Что тогда происходило в доме Эпикла – загадка на все времена. Видимо, что-то очень нехорошее. Вполне вероятно, что мать девочки прижила ее от раба из северных земель – Мнесарета мало походила на гречанку и впоследствии славилась светлой оливковой кожей. А возможно и сама красотка, обретаясь в гинекее на роли всеобщей любимицы, ухитрилась потерять девственность до замужества. В любом случае, Эпикл дал дочери очень хорошее, достойное мальчика образование, но по достижении ею тринадцати лет отправил красавицу Мнесарету с глаз долой – в чужой город-государство да еще и в диктерион (общественный публичный дом). Впрочем, возможно, он заплатил за отдельные комнаты в гостинице, и юная диктериона сразу стала принимать клиентов в собственных покоях. Нам такие подробности не ведомы, известно только то, что Эпикл дал согласие на обращение любимой дочери в падшую женщину.
Есть еще две версии происшедшего, но обе относятся скорее к области фантастики.

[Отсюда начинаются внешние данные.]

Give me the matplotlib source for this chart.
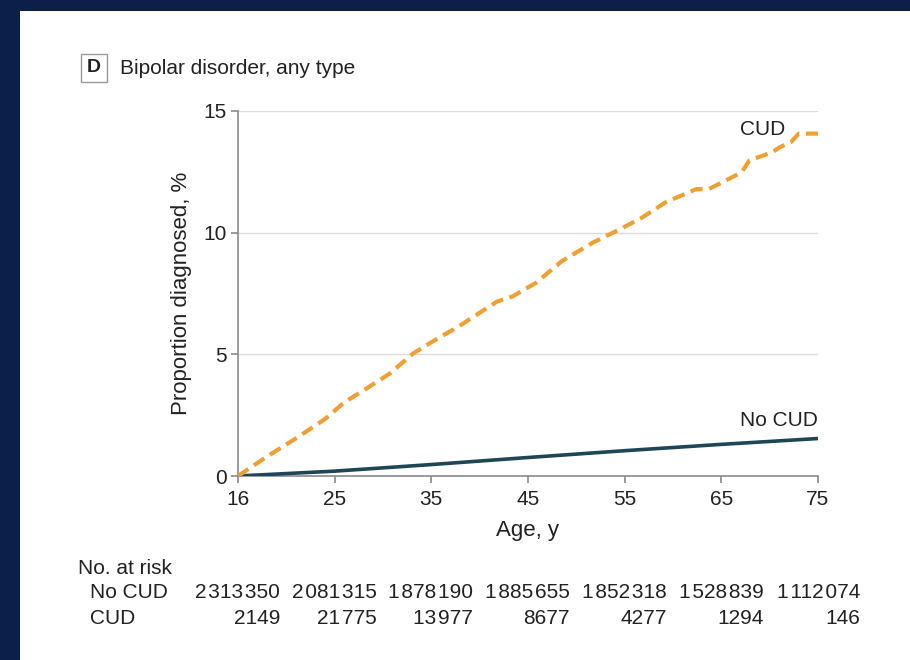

Согласно первой Эпикл оказался замешанным в неудачной попытке государственного переворота и бежал с семьей в Афины. Для дочерей таких беглецов был один путь обеспечить семью и себя – в диктерион. Однако попытки переворотов греки всегда фиксировали в своих историях: ничего подобного относительно Феспии исследователи пока не обнаружили. К тому же, если бы беда постигла семью Мнесареты, древние биографы не преминули бы поведать о ней своим читателям – жанр требует как раз такие подробности.
По второй версии Мнесарета сама сбежала из дома, добралась до Афин и пристроилась там куртизанкой. При тех законах, в которых существовало древнегреческое общество, одинокую красивую девочку непременно поймали бы по дороге и обратили в рабыню. Это как минимум. К тому же при ее фигуре (хорошо известной нам по многочисленным скульптурным изображениям) переодеться мальчиком Мнесарете не удалось бы при всем желании. Да и отец мог ее вернуть в любое время, поскольку незамужняя дочь всю жизнь оставалась собственностью отца.
Многочисленные авторы прошлых времен, как по шаблону, описывают все случившееся с Мнесаретой чуть ли не как веселое путешествие и праздник сердца, сотворенный по ее собственному желанию. Но выше мы видели, что женщина в древнегреческом обществе, тем более девочка, была бесправной, и судьбу ее изначально решал отец. Без его согласия она не могла сменить место жительства и тем паче стать проституткой. И самое печальное, дальнейший образ жизни Мнесареты говорит о том, что роль гетеры была ей неприятна – женщина стыдилась обнажать свое тело перед малознакомыми людьми. Всю жизнь она выходила из дома закутанная в хитон из плотной ткани, который закрывал все ее тело и волосы, свободными же оставались только кисти рук. Поверх всегда был наброшен пеплос. Гетера даже не посещала общественные бани, а любовников впускала в опочивальню только в кромешной темноте и прогоняла затемно.
В Афинах красота и острый язычок Мнесареты пришлись по вкусу многим богачам. Очень быстро девица стала гетерой, а затем привилегированной гетерой и, наконец, самой знаменитой и самой дорогой гетерой Греции. Поклонники дали своей любимице ласковое прозвище Фрина – Жаба. Для древних греков слово жаба не считалось обзывательством. А в случае с Мнесаретой учтем, что цвет жабьей кожи был близок к оливковому, и прозвище Фрина[15] скорее означало «оливковая».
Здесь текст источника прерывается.